Thread
#prefect-server
    m

    Marko Jamedzija

    1 year ago
    Hello 🙂 I’m experiencing a problem with some tasks getting stuck in the
    Running
    state even though the underlying k8s
    RunNamespacedJob
    task completed successfully. I’m using prefect
    0.15.1
    and
    LocalDaskExecutor
    . This happens almost always for the longer-running tasks of this kind. Any suggestion how to resolve this? Thanks!
    Kevin Kho

    Kevin Kho

    1 year ago
    Hey @Marko Jamedzija, for the
    LocalDaskExecutor
    , I’ve seen some people get around this by using processes instead of threads.
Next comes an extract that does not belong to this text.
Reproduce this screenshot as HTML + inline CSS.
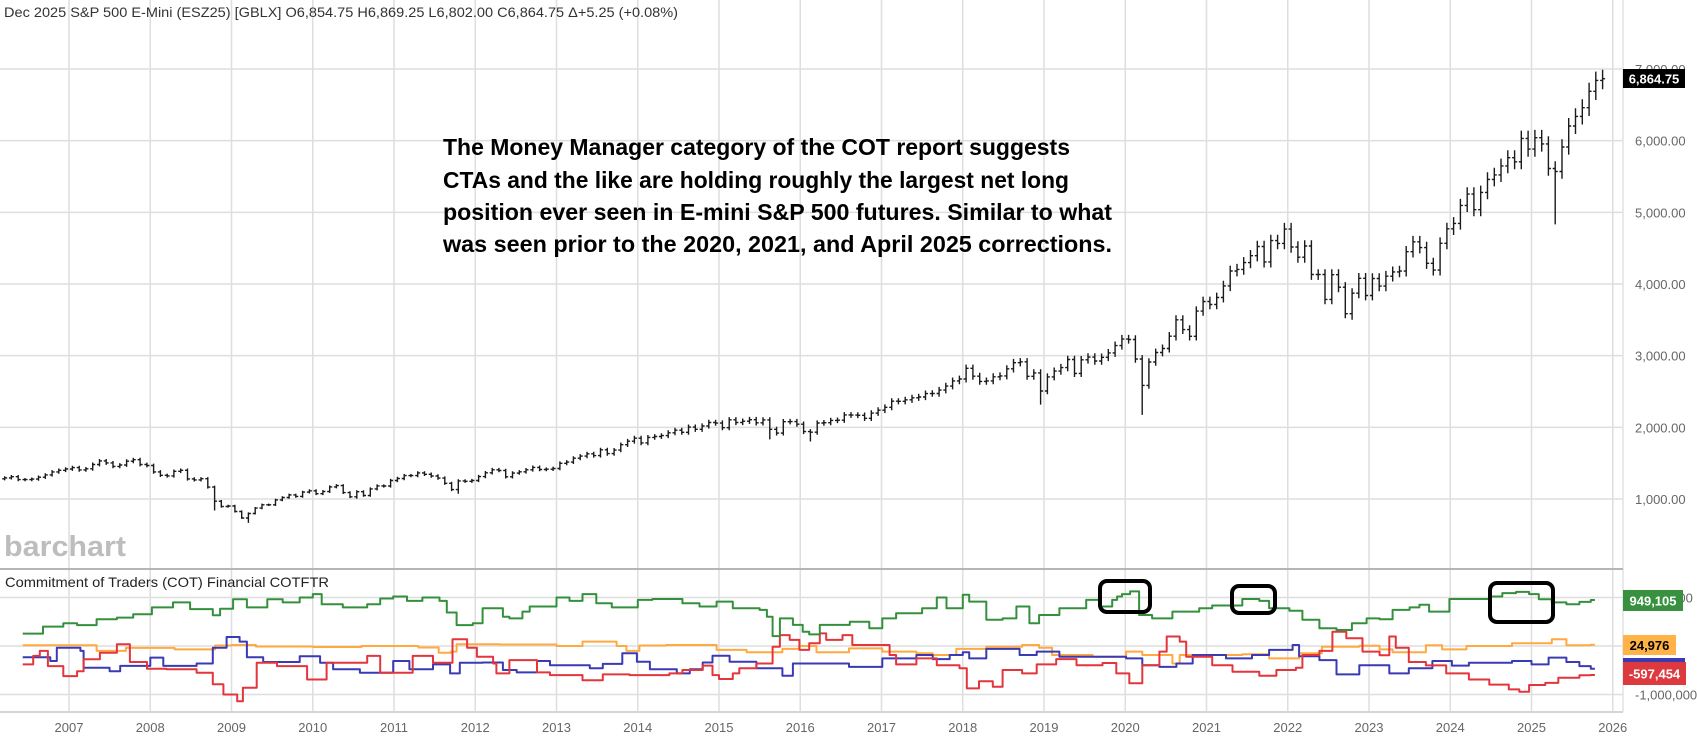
<!DOCTYPE html>
<html><head><meta charset="utf-8"><title>S&P 500 E-Mini with COT</title>
<style>
html,body{margin:0;padding:0;background:#fff;}
svg{display:block;font-family:"Liberation Sans",sans-serif;}
</style></head>
<body>
<svg id="chart" width="1697" height="739" viewBox="0 0 1697 739" xmlns="http://www.w3.org/2000/svg">
<rect x="0" y="0" width="1697" height="739" fill="#fff"/>
<g id="grid"></g>
<text x="4" y="17" font-size="14" fill="#333" textLength="674" lengthAdjust="spacingAndGlyphs">Dec 2025 S&amp;P 500 E-Mini (ESZ25) [GBLX]  O6,854.75  H6,869.25  L6,802.00  C6,864.75  Δ+5.25 (+0.08%)</text>
<g font-size="23" font-weight="bold" fill="#000">
<text x="443" y="155" textLength="627" lengthAdjust="spacingAndGlyphs">The Money Manager category of the COT report suggests</text>
<text x="443" y="188" textLength="626" lengthAdjust="spacingAndGlyphs">CTAs and the like are holding roughly the largest net long</text>
<text x="443" y="220" textLength="669" lengthAdjust="spacingAndGlyphs">position ever seen in E-mini S&amp;P 500 futures. Similar to what</text>
<text x="443" y="252" textLength="669" lengthAdjust="spacingAndGlyphs">was seen prior to the 2020, 2021, and April 2025 corrections.</text>
</g>
<text x="4" y="556" font-size="29" font-weight="bold" fill="#bdbdbd" textLength="122" lengthAdjust="spacingAndGlyphs">barchart</text>
<line x1="0" y1="569" x2="1623" y2="569" stroke="#b5b5b5" stroke-width="2"/>
<text x="5" y="587" font-size="14" fill="#222" textLength="324" lengthAdjust="spacingAndGlyphs">Commitment of Traders (COT) Financial  COTFTR</text>
<g id="bars"></g>
<g id="cot"></g>
<g id="axes"></g>
<g fill="none" stroke="#000" stroke-width="4">
<rect x="1100" y="581" width="50" height="31" rx="7"/>
<rect x="1232" y="586" width="43" height="27" rx="7"/>
<rect x="1490" y="583" width="63" height="39" rx="7"/>
</g>
</svg>
<script>
const years = [2007,2008,2009,2010,2011,2012,2013,2014,2015,2016,2017,2018,2019,2020,2021,2022,2023,2024,2025,2026];
const priceTicks = [1000,2000,3000,4000,5000,6000,7000];
const cotTicks = [1000,0,-1000];
const priceStart = 2006 + 2/12;
const closes = [
1295,1311,1270,1270,1277,1304,1336,1378,1401,1418,
1438,1406,1421,1482,1531,1503,1455,1474,1527,1549,1481,1468,
1378,1331,1323,1386,1400,1280,1267,1283,1166,969,896,903,
826,735,798,873,919,919,987,1021,1057,1036,1096,1115,
1074,1104,1169,1187,1089,1031,1102,1049,1141,1183,1181,1258,
1286,1327,1326,1364,1345,1321,1292,1219,1131,1253,1247,1258,
1312,1366,1408,1398,1310,1362,1379,1407,1441,1412,1416,1426,
1498,1515,1569,1598,1631,1606,1686,1633,1682,1757,1806,1848,
1783,1859,1872,1884,1924,1960,1931,2003,1972,2018,2068,2059,
1995,2105,2068,2086,2107,2063,2104,1972,1920,2079,2080,2044,
1940,1932,2060,2065,2097,2099,2174,2171,2168,2126,2199,2239,
2279,2364,2363,2384,2412,2423,2470,2472,2519,2575,2648,2674,
2824,2714,2641,2648,2705,2718,2816,2902,2914,2712,2760,2507,
2704,2784,2834,2946,2752,2942,2980,2926,2977,3038,3141,3231,
3226,2954,2585,2912,3044,3100,3271,3500,3363,3270,3622,3756,
3714,3811,3973,4181,4204,4298,4395,4523,4308,4605,4567,4766,
4516,4374,4530,4132,4132,3785,4130,3955,3586,3872,4080,3840,
4077,3970,4109,4169,4180,4450,4589,4508,4288,4194,4568,4770,
4846,5096,5254,5036,5278,5460,5522,5648,5762,5705,6032,5882,
6041,5955,5612,5569,5912,6205,6339,6460,6688,6840,6865];
const lowMonths = ['2008-10','2009-3','2010-7','2011-10','2015-8','2016-2','2018-12','2020-3','2022-10','2025-4'];
const lowValues = [840,667,1003,1074,1831,1802,2317,2174,3502,4832];

const seriesEnd = 2025.78;
const greenT = [2006.43,2006.68,2006.93,2007.10,2007.34,2007.59,2007.79,2008.02,2008.28,2008.49,2008.77,2008.86,2009.02,2009.19,2009.44,2009.63,2009.84,2010.0,2010.11,2010.37,2010.67,2010.83,2010.99,2011.16,2011.35,2011.56,2011.65,2011.77,2011.97,2012.09,2012.34,2012.42,2012.58,2012.67,2013.0,2013.16,2013.32,2013.49,2013.68,2014.0,2014.18,2014.55,2014.76,2014.97,2015.17,2015.5,2015.59,2015.66,2015.75,2015.91,2016.03,2016.11,2016.24,2016.61,2016.85,2017.01,2017.18,2017.5,2017.68,2017.8,2018.0,2018.08,2018.29,2018.49,2018.66,2018.82,2018.94,2019.19,2019.52,2019.68,2019.84,2019.9,2019.96,2020.06,2020.17,2020.33,2020.58,2020.91,2021.07,2021.44,2021.65,2021.77,2022.02,2022.18,2022.39,2022.6,2022.79,2022.97,2023.13,2023.29,2023.5,2023.62,2023.74,2023.99,2024.48,2024.64,2024.81,2024.97,2025.09,2025.25,2025.43,2025.59,2025.73];
const greenV = [255,400,470,430,550,585,655,795,900,760,635,770,965,795,965,900,1000,1070,860,795,860,980,1020,930,1000,930,690,430,470,780,605,570,710,815,1000,930,1070,880,795,950,970,880,815,915,780,745,605,205,570,435,295,240,435,500,365,570,675,780,1000,780,1055,915,540,570,815,470,640,780,950,815,950,1020,1070,1125,640,570,710,780,835,970,930,780,725,540,365,330,470,570,550,745,795,850,710,970,1020,1090,1115,1070,965,900,860,910,949];
const orangeT = [2006.43,2007.34,2007.7,2008.3,2008.8,2009.0,2009.3,2010.0,2010.6,2011.3,2011.55,2011.7,2011.77,2012.3,2013.0,2013.32,2013.74,2013.86,2014.02,2014.35,2014.97,2015.34,2015.78,2015.99,2016.2,2016.6,2017.01,2017.43,2017.63,2017.92,2018.29,2018.73,2018.94,2019.1,2019.6,2020.01,2020.21,2020.58,2020.67,2021.44,2021.77,2022.14,2022.42,2022.88,2023.13,2023.29,2023.7,2023.9,2024.2,2024.76,2025.25,2025.43,2025.73];
const orangeV = [15,-100,-40,-70,10,20,-10,-20,0,-30,-140,-115,35,30,0,90,0,-100,10,20,-80,-130,-60,0,-130,-50,-115,-150,-185,-60,-15,20,-35,-185,-220,-115,-185,-360,-185,-170,-255,-150,-15,5,-70,-130,15,-70,0,55,140,15,25];
const blueT = [2006.43,2006.77,2006.85,2007.14,2007.18,2007.5,2007.63,2008.0,2008.16,2008.57,2008.77,2008.94,2009.1,2009.19,2009.39,2009.84,2010.09,2010.25,2010.58,2010.99,2011.19,2011.48,2011.69,2011.81,2012.09,2012.34,2012.51,2012.76,2012.92,2013.41,2013.57,2013.81,2013.99,2014.15,2014.48,2014.64,2014.8,2014.92,2015.13,2015.46,2015.78,2015.91,2016.6,2017.01,2017.43,2017.63,2017.84,2018.0,2018.08,2018.29,2018.7,2018.91,2019.19,2020.01,2020.21,2020.42,2020.63,2020.83,2021.24,2021.56,2021.77,2022.06,2022.14,2022.39,2022.6,2022.88,2023.25,2023.49,2023.78,2024.02,2024.23,2024.76,2025.0,2025.21,2025.43,2025.59,2025.73];
const blueV = [-230,-310,-35,-100,-450,-520,-410,-240,-410,-360,-35,185,90,-230,-330,-210,-345,-480,-550,-310,-480,-380,-565,-345,-340,-495,-545,-310,-395,-460,-370,-150,-325,-480,-565,-480,-340,-200,-325,-460,-615,-360,-430,-255,-185,-270,-185,-130,-255,-60,-185,-115,-220,-255,-395,-430,-360,-185,-255,-185,-80,20,-210,-290,-585,-395,-565,-460,-310,-405,-345,-310,-380,-240,-330,-415,-470];
const redT = [2006.43,2006.56,2006.64,2006.74,2006.93,2007.1,2007.18,2007.38,2007.59,2007.75,2007.96,2008.2,2008.57,2008.77,2008.9,2009.07,2009.14,2009.31,2009.56,2009.93,2010.17,2010.67,2010.83,2011.23,2011.48,2011.72,2011.9,2012.02,2012.22,2012.26,2012.42,2012.76,2012.92,2013.32,2013.57,2013.9,2014.39,2014.55,2014.8,2014.92,2015.0,2015.17,2015.25,2015.46,2015.66,2015.75,2015.87,2015.99,2016.11,2016.24,2016.32,2016.52,2016.64,2017.1,2017.18,2017.43,2017.68,2017.96,2018.05,2018.2,2018.37,2018.49,2018.73,2018.91,2019.15,2019.4,2019.72,2019.89,2020.05,2020.21,2020.42,2020.51,2020.67,2020.75,2021.07,2021.32,2021.65,2021.86,2022.1,2022.18,2022.39,2022.55,2022.72,2022.92,2023.13,2023.25,2023.33,2023.49,2023.7,2023.95,2024.23,2024.48,2024.72,2024.85,2024.97,2025.17,2025.33,2025.59,2025.73];
const redV = [-380,-205,-100,-415,-620,-520,-275,-140,35,-330,-470,-480,-550,-790,-1000,-1140,-860,-345,-415,-690,-345,-205,-550,-205,-345,140,-35,-220,-360,-565,-290,-545,-600,-705,-585,-600,-565,-495,-405,-600,-680,-565,-460,-360,-15,225,125,-80,55,260,125,225,20,-185,-380,-255,-395,-460,-875,-725,-840,-495,-565,-380,-270,-395,-350,-565,-770,-395,-115,195,90,-220,-395,-530,-615,-495,-450,-185,-100,295,160,-115,-190,195,-35,-330,-400,-565,-690,-795,-895,-945,-805,-760,-655,-605,-597];

const NS = 'http://www.w3.org/2000/svg';
function X(t){ return 69 + (t-2007)*81.25; }
function YP(v){ return 499 - (v-1000)*0.07167; }
function YC(k){ return 646 - k*0.0485; }
function mk(tag, attrs, parent){ const e=document.createElementNS(NS,tag); for(const k in attrs) e.setAttribute(k, attrs[k]); parent.appendChild(e); return e; }

const grid = document.getElementById('grid');
const axes = document.getElementById('axes');
years.forEach(yr=>{
  const gl = mk('line',{x1:X(yr),x2:X(yr),y1:0,y2:712,stroke:'#dedede','stroke-width':1.5},grid);
  
  
  const lb = mk('text',{x:X(yr),y:732,'font-size':13,fill:'#666','text-anchor':'middle'},axes);
  lb.textContent = yr;
  
  
});
priceTicks.forEach(v=>{
  const gl = mk('line',{x1:0,x2:1623,y1:YP(v),y2:YP(v),stroke:'#dedede','stroke-width':1.5},grid);
  
  
  const lb = mk('text',{x:1635,y:YP(v)+5,'font-size':13,fill:'#666'},axes);
  lb.textContent = v.toLocaleString('en-US')+'.00';
  
  
});
cotTicks.forEach(k=>{
  const gl = mk('line',{x1:0,x2:1623,y1:YC(k),y2:YC(k),stroke:'#dedede','stroke-width':1.5},grid);
  
  
  const lb = mk('text',{x:1635,y:YC(k)+5,'font-size':13,fill:'#666'},axes);
  lb.textContent = (k*1000).toLocaleString('en-US');
  
  
});
const bl = mk('line',{x1:0,x2:1623,y1:712,y2:712,stroke:'#d5d5d5','stroke-width':2},grid);


const rl = mk('line',{x1:1623,x2:1623,y1:0,y2:712,stroke:'#e2e2e2','stroke-width':1.5},grid);



// price bars
const bars = document.getElementById('bars');
const lowMap = {};
lowMonths.forEach((m,i)=>{ lowMap[m]=lowValues[i]; });
let d='';
closes.forEach((c,i)=>{
  const o = i>0 ? closes[i-1] : c*0.99;
  const t = priceStart + (i+0.5)/12;
  const mIdx = 2 + i; const yr = 2006 + Math.floor(mIdx/12); const mo = (mIdx%12)+1;
  let hi = Math.max(o,c)*1.018, lo = Math.min(o,c)*0.982;
  if(lowMap[yr+'-'+mo]!==undefined) lo = lowMap[yr+'-'+mo];
  const x = X(t);
  d += `M${x.toFixed(1)} ${YP(hi).toFixed(1)}V${YP(lo).toFixed(1)}M${(x-2.5).toFixed(1)} ${YP(o).toFixed(1)}H${x.toFixed(1)}M${x.toFixed(1)} ${YP(c).toFixed(1)}H${(x+2.5).toFixed(1)}`;
});
const bp = mk('path',{d:d,stroke:'#1a1a1a','stroke-width':1.4,fill:'none'},bars);



// cot step lines
const cot = document.getElementById('cot');
function step(T,V,color,name){
  let p = `M${X(T[0]).toFixed(1)} ${YC(V[0]).toFixed(1)}`;
  for(let i=1;i<T.length;i++){ p += `H${X(T[i]).toFixed(1)}V${YC(V[i]).toFixed(1)}`; }
  p += `H${X(seriesEnd).toFixed(1)}`;
  const e = mk('path',{d:p,stroke:color,'stroke-width':2,fill:'none','stroke-linejoin':'round'},cot);
  
  
}
step(orangeT,orangeV,'#ffa940','cot-line-orange');
step(blueT,blueV,'#3a3ab4','cot-line-blue');
step(redT,redV,'#e3363c','cot-line-red');
step(greenT,greenV,'#34903c','cot-line-green');

// value tags
function tag(y,h,w,bg,fg,txt,name){
  const r = mk('rect',{x:1623,y:y,width:w,height:h,fill:bg},axes);
  
  
  const t = mk('text',{x:1623+w/2,y:y+h/2+5,'font-size':13,'font-weight':'bold',fill:fg,'text-anchor':'middle'},axes);
  t.textContent = txt;
  
  
}
tag(69,19,62,'#000','#fff','6,864.75','last-price-tag');
tag(590,21,60,'#37913f','#fff','949,105','green-value-tag');
tag(635,20,53,'#ffb347','#000','24,976','orange-value-tag');
tag(658,20,62,'#3a3ab4','#fff','-460,470','blue-value-tag');
tag(662,23,63,'#dc3a3e','#fff','-597,454','red-value-tag');
</script>
</body></html>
Are you using processes already?
    m

    Marko Jamedzija

    1 year ago
    Thanks @Kevin Kho! This happened with using
    threads
    . I tried using
    processes
    and indeed this didn’t happen, but still evaluating how much is it gonna affect the resource usage. What is your advice here for setting
    num_workers
    more then number of cores?
    I’m only running
    RunNamespacedJob
    tasks, which should be pretty lightweight
    Kevin Kho

    Kevin Kho

    1 year ago
    I wouldn’t know as much so don’t believe me, but I assume you don’t get any gains if
    num_workers
    is more than
    n_cores
    with processes because the resources are already exhausted. If the
    RunNamespacedJob
    is lightweight, the worker should just pick up the next task once that is kicked off.
    m

    Marko Jamedzija

    1 year ago
    Thanks for the explanation Kevin! I’ll do some more tests to see 🙂
    So, I started a flow on k8s using
    KuberenetesRun
    with
    cpu_limit=2
    and used
    LocalDaskExecutor(scheduler="processes", num_workers=4)
    . It did run 4
    RunNamespacedJob
    tasks in parallel successfully, but again got stuck in running the longest one. Do you have any other suggestions how to deal w/ this? Thanks!
    Kevin Kho

    Kevin Kho

    1 year ago
    So I think this can also happen when the Kubernetes pods are unable to get resources. Do you think that the 4 parallel jobs have enough resources to execute in parallel?
    m

    Marko Jamedzija

    1 year ago
    They do. All of them end. Even the one whose task is problematic ends (its k8s job gets executed and deleted). I can confirm this because they are executing SQL queries and I see them completed in the db.
    Kevin Kho

    Kevin Kho

    1 year ago
    Gotcha. At this point, I think the only thing to do is to try bumping up
    cpu_limit
    or reducing
    num_workers
    so that they are 1:1?
    m

    Marko Jamedzija

    1 year ago
    I’m trying to do that now 🙂 But even if it works, it’s a bit of resource overkill imo to use one core per task, when all it has to do is to start a k8s job and monitor until it’s completed.
    Kevin Kho

    Kevin Kho

    1 year ago
    I agree but I think something is potentially going off with the monitoring.
    m

    Marko Jamedzija

    1 year ago
    reducing 
    num_workers
     so that they are 1:1
    This works. I reduced to 2 workers and it’s working. However, I still think this is an issue that needs fixing. I’ll inspect tomorrow more the resource usage in the cluster to be sure, but from what I saw so far it shouldn’t have been the reason for this behaviour 🙂
    Kevin Kho

    Kevin Kho

    1 year ago
    Sounds good, at least we have something functioning for now
    m

    Marko Jamedzija

    1 year ago
    Hey Kevin, just to let you know that I inspected the resources and there was no problem there. My flow’s k8s job was using at most 5% of the CPU and there was enough resources for everything to run in the cluster. Also,
    cpu_limit
    is just used to stop the job if it “outgrows” this resource requirement, and the
    LocalDaskExecutor
    will use the pod available cpu count (which is independent of this value) to create the number of processes (unless it’s overridden w/
    num_workers
    ). From what I managed to conclude it’s the number of cores of underlying node. So for now I will just use nodes with higher CPU count to achieve higher parallelism, but the problem of
    num_workers
    CPUs remains
    🙂 Thanks for the help in any case!